The new lending will keep Sharp - which needs to repay as much as 360 billion yen of short term commercial loans over the coming months - in business, and could in turn give the banks a greater chance of recouping more than 300 billion yen in loans already extended to the embattled company.

Still, an uncertain future for the display maker means the lenders risk throwing good money after bad, some analysts say.

"For the banks it's not good news," said Naoko Nemoto, managing director at ratings agency Standard & Poor's in Tokyo. "There are many uncertain things like (Sharp's) profit projections."

BELONG TO THE BANKS

For Sharp, pressure from the banks to adopt a low-risk strategy may scupper plans to make Taiwanese partner Hon Hai Precision Industry its largest shareholder.

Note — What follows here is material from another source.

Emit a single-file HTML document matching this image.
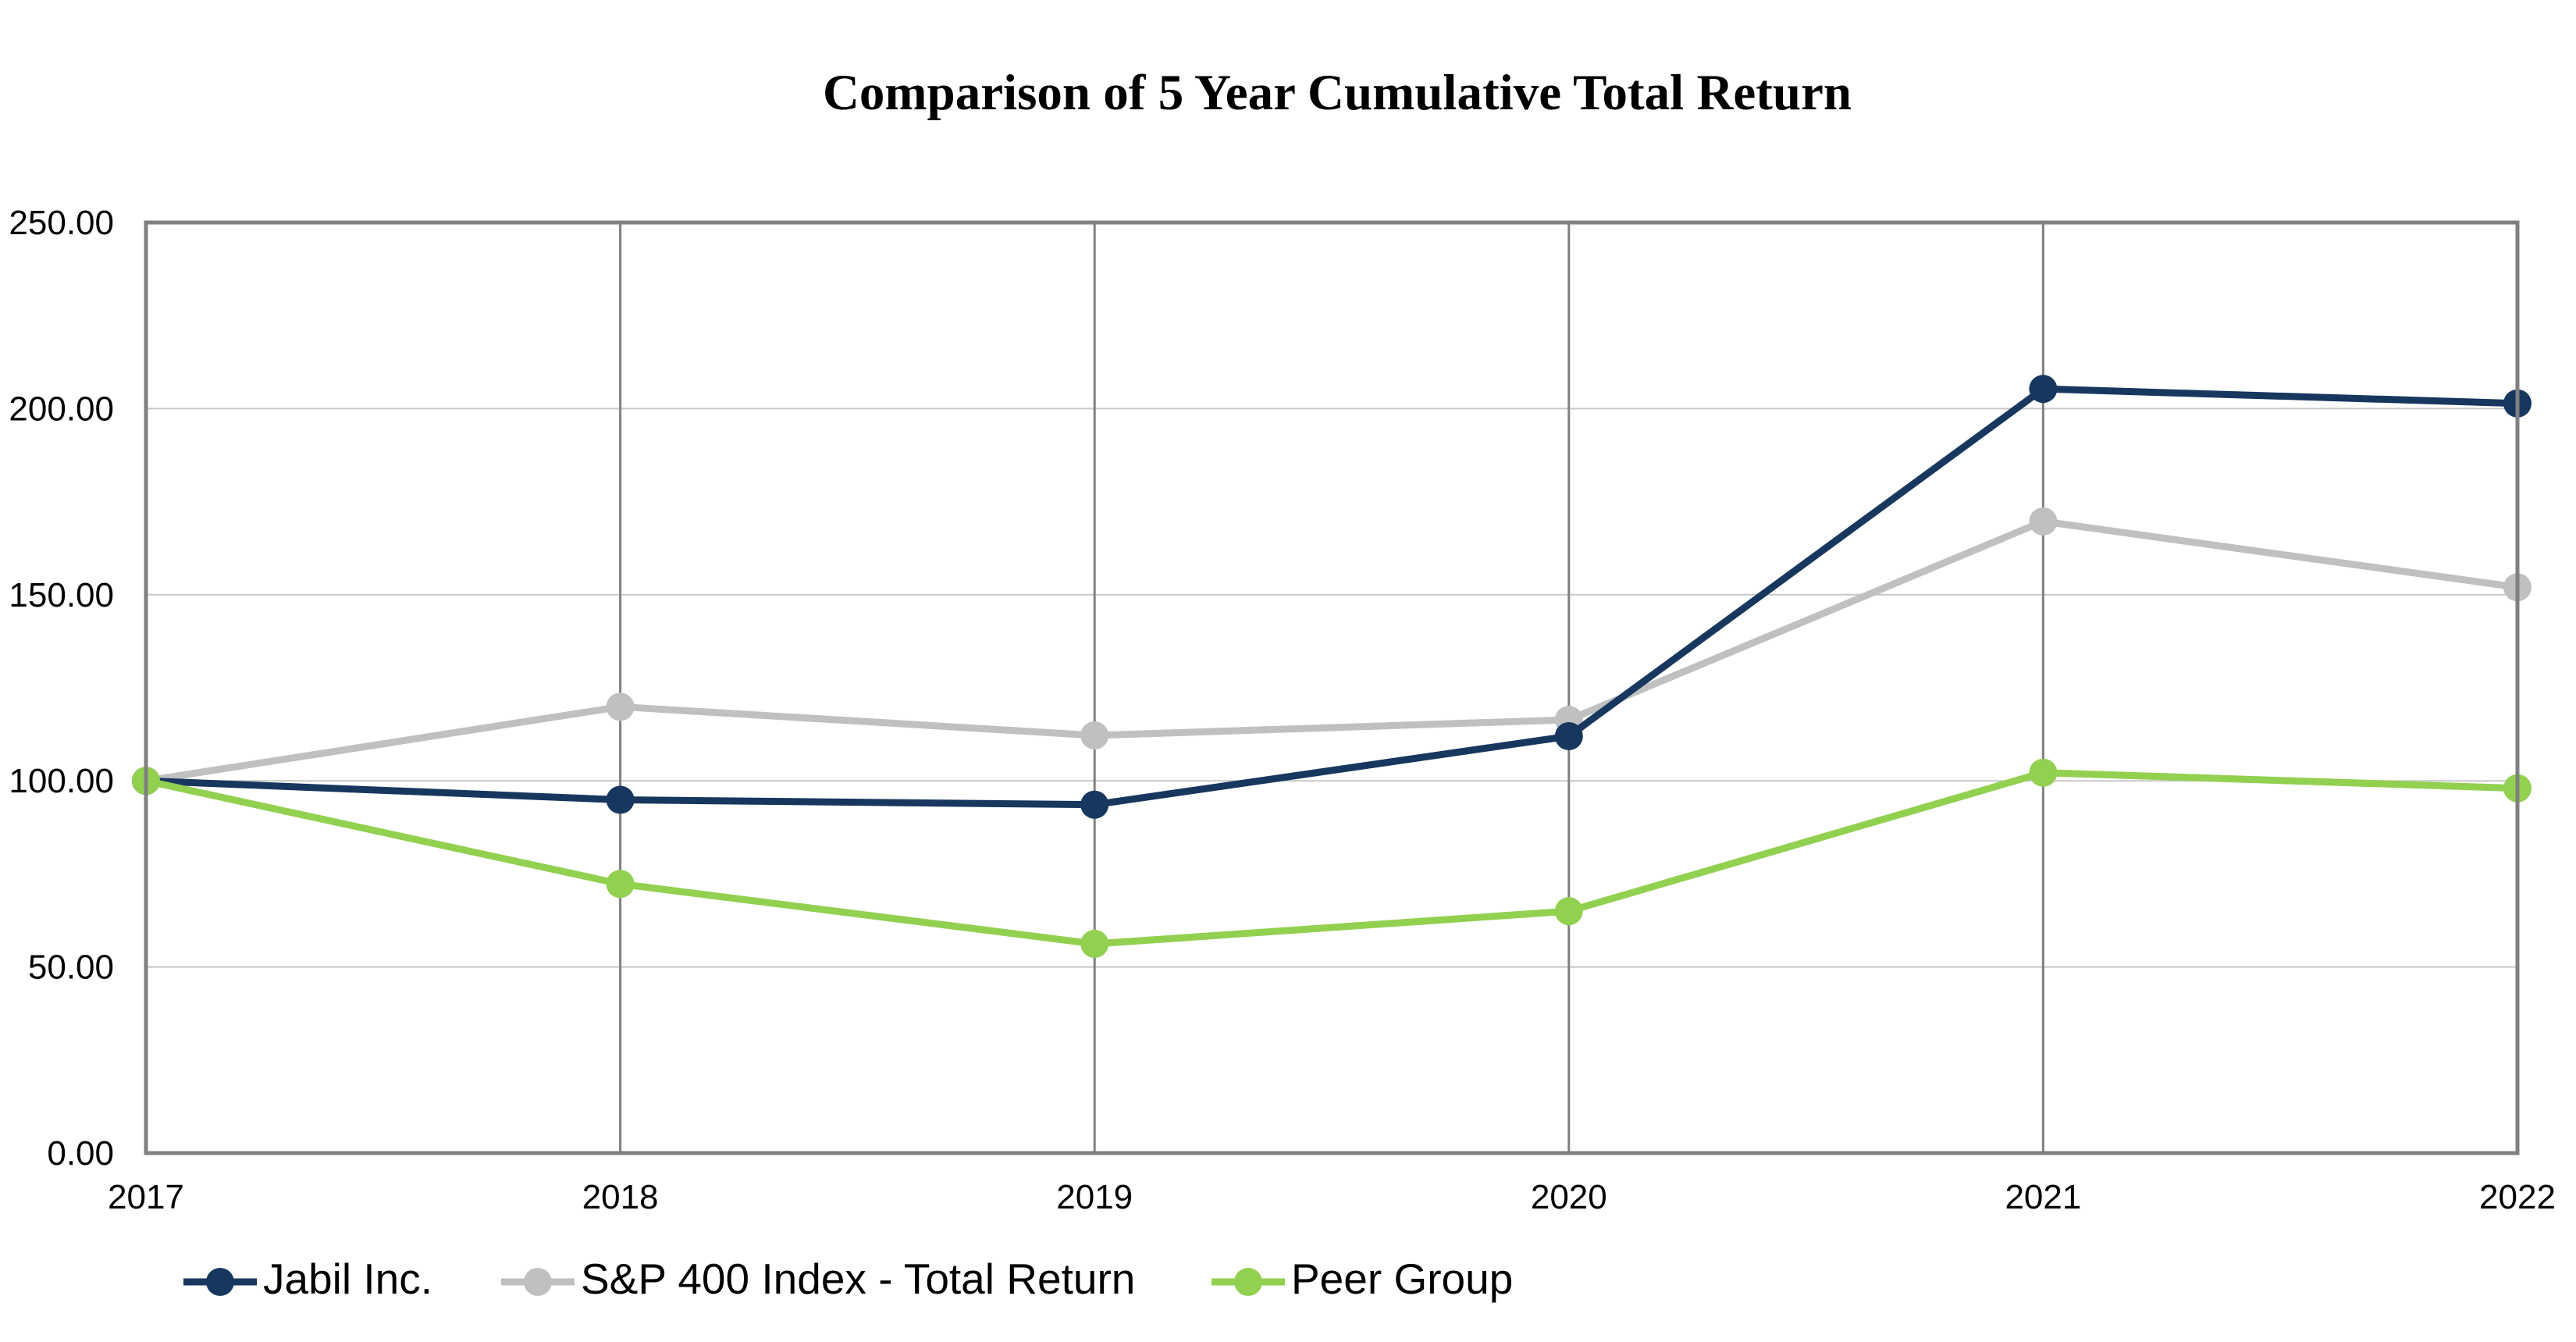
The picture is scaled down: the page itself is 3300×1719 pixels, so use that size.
<!DOCTYPE html>
<html><head><meta charset="utf-8"><style>
html,body{margin:0;padding:0;background:#fff;}
svg{display:block;}
</style></head><body>
<svg id="chart" width="3300" height="1719" viewBox="0 0 3300 1719" xmlns="http://www.w3.org/2000/svg">
<text x="1713" y="140" text-anchor="middle" font-family="Liberation Serif, serif" font-weight="bold" font-size="65">Comparison of 5 Year Cumulative Total Return</text>
<g id="grid"></g><g id="series"></g><g id="axes"></g><g id="legend"></g>
</svg>
<script>
const categories = ["2017","2018","2019","2020","2021","2022"];
const jabil = [100, 94.9, 93.6, 112.0, 205.3, 201.4];
const sp400 = [100, 119.9, 112.2, 116.4, 169.7, 152.0];
const peer = [100, 72.3, 56.2, 65.0, 102.2, 98.0];
const yTicks = [0, 50, 100, 150, 200, 250];
const yTickLabels = ["0.00","50.00","100.00","150.00","200.00","250.00"];
const seriesNames = ["Jabil Inc.","S&P 400 Index - Total Return","Peer Group"];

const NS="http://www.w3.org/2000/svg";
const L=187,R=3225,T=285,B=1477;
const x=i=>L+(R-L)*i/(categories.length-1);
const y=v=>B-(B-T)*v/250;
function mk(tag,attrs,parent){const e=document.createElementNS(NS,tag);for(const k in attrs)e.setAttribute(k,attrs[k]);parent.appendChild(e);return e;}
const grid=document.getElementById('grid'),axes=document.getElementById('axes'),ser=document.getElementById('series'),leg=document.getElementById('legend');
yTicks.forEach((t,i)=>{
  if(t>0&&t<250){const g=mk('line',{x1:L,x2:R,y1:y(t),y2:y(t),stroke:'#c8c8c8','stroke-width':2},grid);
  
  }
  const tx=mk('text',{x:146,y:y(t)+15,'text-anchor':'end','font-family':'Liberation Sans, sans-serif','font-size':44,fill:'#000'},axes);
  tx.textContent=yTickLabels[i];
  
  
});
categories.forEach((c,i)=>{
  if(i>0&&i<categories.length-1){const g=mk('line',{x1:x(i),x2:x(i),y1:T,y2:B,stroke:'#808080','stroke-width':3},grid);
  
  }
  const tx=mk('text',{x:x(i),y:1548,'text-anchor':'middle','font-family':'Liberation Sans, sans-serif','font-size':44,fill:'#000'},axes);
  tx.textContent=c;
  
  
});
const frame=mk('rect',{x:L,y:T,width:R-L,height:B-T,fill:'none',stroke:'#808080','stroke-width':5},axes);


const defs=[[sp400,'#c0c0c0','sp400'],[jabil,'#17375e','jabil'],[peer,'#92d050','peer']];
defs.forEach(([d,col,nm])=>{
  const pl=mk('polyline',{points:d.map((v,i)=>x(i)+','+y(v)).join(' '),fill:'none',stroke:col,'stroke-width':9,'stroke-linejoin':'round'},ser);
  
  
  d.forEach((v,i)=>{const c=mk('circle',{cx:x(i),cy:y(v),r:18,fill:col},ser);
  
  });
});
const legItems=[[235,'#17375e',seriesNames[0]],[642,'#c0c0c0',seriesNames[1]],[1552,'#92d050',seriesNames[2]]];
legItems.forEach(([lx,col,name])=>{
  const g=mk('g',{},leg);
  
  
  mk('line',{x1:lx,x2:lx+94,y1:1642,y2:1642,stroke:col,'stroke-width':9},g);
  mk('circle',{cx:lx+47,cy:1642,r:18,fill:col},g);
  const t=mk('text',{x:lx+102,y:1657,'font-family':'Liberation Sans, sans-serif','font-size':55,fill:'#000'},g);
  t.textContent=name;
});
</script>
</body></html>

Talks to seal the deal have been stalled since August and lenders may want Sharp to abandon the negotiation that would give fellow Apple Inc supplier Hon Hai, and its chairman Terry Gou, leverage to push the Japanese company into a riskier growth strategy.

That strategy would involve expanding its liquid crystal display business, an analyst at a brokerage in Tokyo said, declining to be identified because of the sensitivity of issue.

"For the next five years, Sharp belongs to the banks," the analyst said. That may mean more focus on stable, cash-generating businesses such as household appliances, he said.

To secure bank backing, Sharp, which makes air conditioners, microwave ovens and Aquos TVs, has had to agree to drastic cost cuts such as selling overseas TV assembly plants, possibly to Hon Hai, and shutting solar panel operations abroad.

Sharp confirmed on Friday it had won a 360 billion yen ($4.6 billion) bailout led by Mizuho Financial Group and Mitsubishi UFJ Financial Group.

Renesas said it had secured 161 billion yen in fresh syndicated loans from four Japanese banks including Mizuho. The cash-strapped firm said it had also received 47.5 billion yen in other loans from the banks.

Separately, Renesas secured 49.5 billion yen in funding from major shareholders Mitsubishi Electric Corp, Hitachi Ltd and NEC Corp. Mizuho Corporate Bank is a unit of Mizuho Financial Group.

Sources said this month that a Japanese government fund was considering a bailout of the Renesas chipmaker as part of a consortium including Toyota Motor Corp likely to join, a banking source told Reuters on condition of anonymity.